With difficulty, Sam guessed, but she’d also had to do it as a way of putting her life back together—giving her life a focus. That he could understand!
But she was smiling again now—a better smile.
‘Even with moving into the cottage and having to pay rent, I should reach my financial goal by the end of next year. I’d thought it would be this Christmas, but I’ve waited this long I can wait another year.’
He shook his head.
>
‘Megan, you’re twenty-nine, you’ll be thirty-four by the time you finish, then internship. Is this really what you want?’
Meg looked at him, perversely thinking his knees must be getting sore, squatting as he was while she poured out her heart to him.
But how to answer?
‘Yes, it is, Sam,’ she said, because it always had been—because, except in fantasies and daydreams, Sam had never featured in her future.
He could now.
He’d asked her to marry him.
Twice.
But what Sam was offering wasn’t what she wanted from him. She wanted love and she wasn’t sure Sam even knew the meaning of the kind of love she sought.
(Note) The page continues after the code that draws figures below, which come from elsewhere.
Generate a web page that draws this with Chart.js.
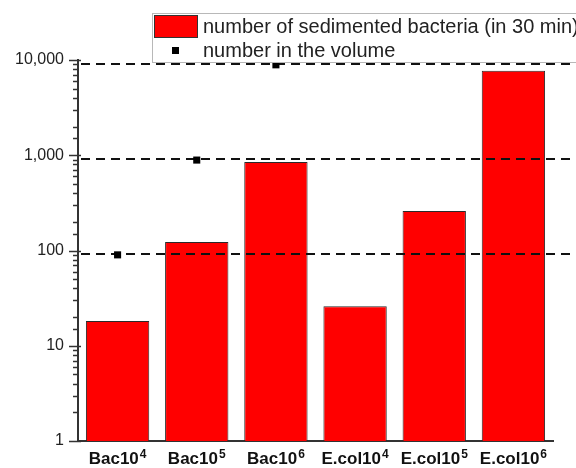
<!DOCTYPE html>
<html>
<head>
<meta charset="utf-8">
<script src="https://cdn.jsdelivr.net/npm/chart.js@4"></script>
<style>
  html, body { margin: 0; padding: 0; background: #fff; }
</style>
</head>
<body>
<canvas id="chart" width="576" height="468"></canvas>
<script>
const categories = ["Bac10\u2074", "Bac10\u2075", "Bac10\u2076", "E.col10\u2074", "E.col10\u2075", "E.col10\u2076"];
const sedimented = [18.2, 123, 850, 26, 260, 7700];
const inVolume = [90, 890, 8900, null, null, null];
const refLevels = [92, 920, 9100];
const yTicks = [1, 10, 100, 1000, 10000];

const FONT = "'Liberation Sans', Arial, sans-serif";
Chart.defaults.font.family = FONT;
Chart.defaults.color = "#222";

const SUP = { "\u2074": "4", "\u2075": "5", "\u2076": "6" };

const extras = {
  id: "extras",
  afterDatasetDraw(chart, args) {
    if (args.meta.type !== "bar") return;
    const { ctx, chartArea, scales: { y } } = chart;
    ctx.save();
    ctx.strokeStyle = "#111";
    ctx.lineWidth = 2;
    ctx.setLineDash([9, 6]);
    refLevels.forEach(v => {
      const py = Math.round(y.getPixelForValue(v));
      ctx.beginPath();
      ctx.moveTo(chartArea.left + 3, py);
      ctx.lineTo(chart.width - 4, py);
      ctx.stroke();
    });
    ctx.restore();
  },
  afterDraw(chart) {
    const { ctx, chartArea, scales: { x, y } } = chart;
    ctx.save();
    // y tick marks, long for decades, short for the rest
    ctx.strokeStyle = "#333";
    ctx.lineWidth = 1.5;
    y.ticks.forEach(t => {
      const py = Math.round(y.getPixelForValue(t.value)) + 0.5;
      const major = yTicks.includes(t.value);
      ctx.beginPath();
      ctx.moveTo(chartArea.left - (major ? 9 : 5), py);
      ctx.lineTo(chartArea.left + (major ? 3 : 0), py);
      ctx.stroke();
    });

    // category labels with a real superscript exponent
    ctx.fillStyle = "#111";
    ctx.textBaseline = "alphabetic";
    ctx.textAlign = "left";
    categories.forEach((lab, i) => {
      const last = lab.slice(-1);
      const base = SUP[last] ? lab.slice(0, -1) : lab;
      const exp = SUP[last] || "";
      ctx.font = "bold 17px " + FONT;
      const wb = ctx.measureText(base).width;
      ctx.font = "bold 12px " + FONT;
      const we = ctx.measureText(exp).width;
      const x0 = x.getPixelForTick(i) - (wb + we + 1) / 2;
      ctx.font = "bold 17px " + FONT;
      ctx.fillText(base, x0, 464);
      ctx.font = "bold 12px " + FONT;
      ctx.fillText(exp, x0 + wb + 1, 458);
    });

    // legend box
    const ds = chart.data.datasets;
    ctx.fillStyle = "#fff";
    ctx.fillRect(152, 13, 440, 49);
    ctx.strokeStyle = "#b8b8b8";
    ctx.lineWidth = 1;
    ctx.strokeRect(152.5, 13.5, 440, 49);

    ctx.fillStyle = ds[0].backgroundColor;
    ctx.fillRect(154, 15, 43, 22);
    ctx.strokeStyle = "#333";
    ctx.strokeRect(154.5, 15.5, 43, 22);

    ctx.fillStyle = "#000";
    ctx.fillRect(172, 47, 7, 7);

    ctx.fillStyle = "#222";
    ctx.font = "20px " + FONT;
    ctx.textBaseline = "middle";
    ctx.fillText(ds[0].label, 203, 27);
    ctx.fillText(ds[1].label, 203, 51);
    ctx.restore();
  }
};

new Chart(document.getElementById("chart"), {
  type: "bar",
  data: {
    labels: categories,
    datasets: [
      {
        type: "bar",
        label: "number of sedimented bacteria (in 30 min)",
        data: sedimented,
        backgroundColor: "#ff0000",
        borderColor: "#2a2a2a",
        borderWidth: 1,
        barPercentage: 0.8,
        categoryPercentage: 1,
        order: 2
      },
      {
        type: "line",
        label: "number in the volume",
        data: inVolume,
        showLine: false,
        pointStyle: "rect",
        pointRadius: 5,
        pointHoverRadius: 5,
        pointBackgroundColor: "#000",
        pointBorderWidth: 0,
        order: 1
      }
    ]
  },
  options: {
    responsive: false,
    animation: false,
    events: [],
    layout: { padding: { top: 60, right: 23, left: 0, bottom: 0 } },
    plugins: {
      legend: { display: false },
      tooltip: { enabled: false }
    },
    scales: {
      x: {
        grid: { display: false },
        border: { display: true, color: "#333", width: 2 },
        ticks: { display: false },
        afterFit: s => { s.height = 27; }
      },
      y: {
        type: "logarithmic",
        min: 1,
        max: 10000,
        grid: { display: false },
        border: { display: true, color: "#333", width: 2 },
        ticks: {
          autoSkip: false,
          padding: 6,
          color: "#222",
          font: { size: 16 },
          callback: v => (yTicks.includes(v) ? v.toLocaleString("en-US") : "")
        },
        afterFit: s => { s.width = 78; }
      }
    }
  },
  plugins: [extras]
});
</script>
</body>
</html>
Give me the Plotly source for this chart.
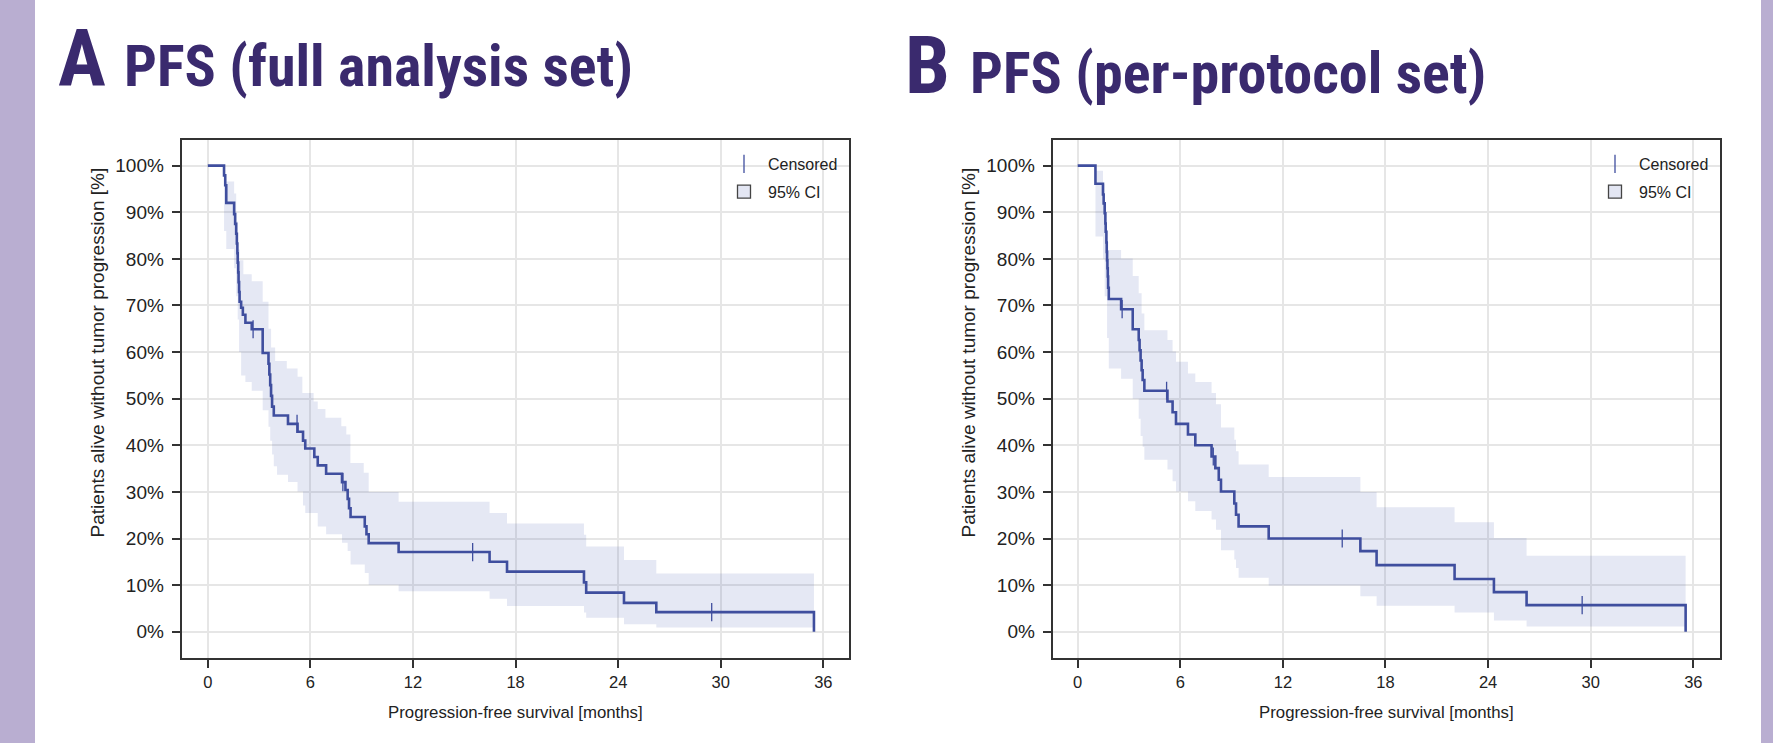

Oh, he loved her in his way…
‘And because of this—your plan—you won’t marry me?’
She answered yes because that was easier than explaining thoughts and feelings she didn’t fully understand herself, and saw him wince as he stood up.
‘This conversation isn’t over,’ he said carefully, then he crossed the room, opened the door and walked out, poking his head back in to smile and ask, ‘Store cupboard in an hour?’
She had to laugh, although this reminder of Sam’s ability to make her laugh underlined her doubts about sticking to ‘The Plan’.
He was waiting on his veranda when she arrived home, late as usual but today because she’d stopped to talk to Melody when she’d finished work.
‘Come up and have a drink.’
Order or invitation?
Either way, the physical loving they’d shared had desire rampaging through her body, and although she could control it at work—and she hadn’t even thought of store cupboards!—now she wanted to be near him, whether ordered or invited.
She parked her car, then glanced down at her uniform.
‘Five minutes for a shower?’ she suggested.
‘I could get you out of that ghastly uniform faster than that!’
Tempting, but she really needed a shower and showering alone would certainly be quicker than showering with Sam.
‘Five minutes,’ she told him firmly, and hurried inside the cottage.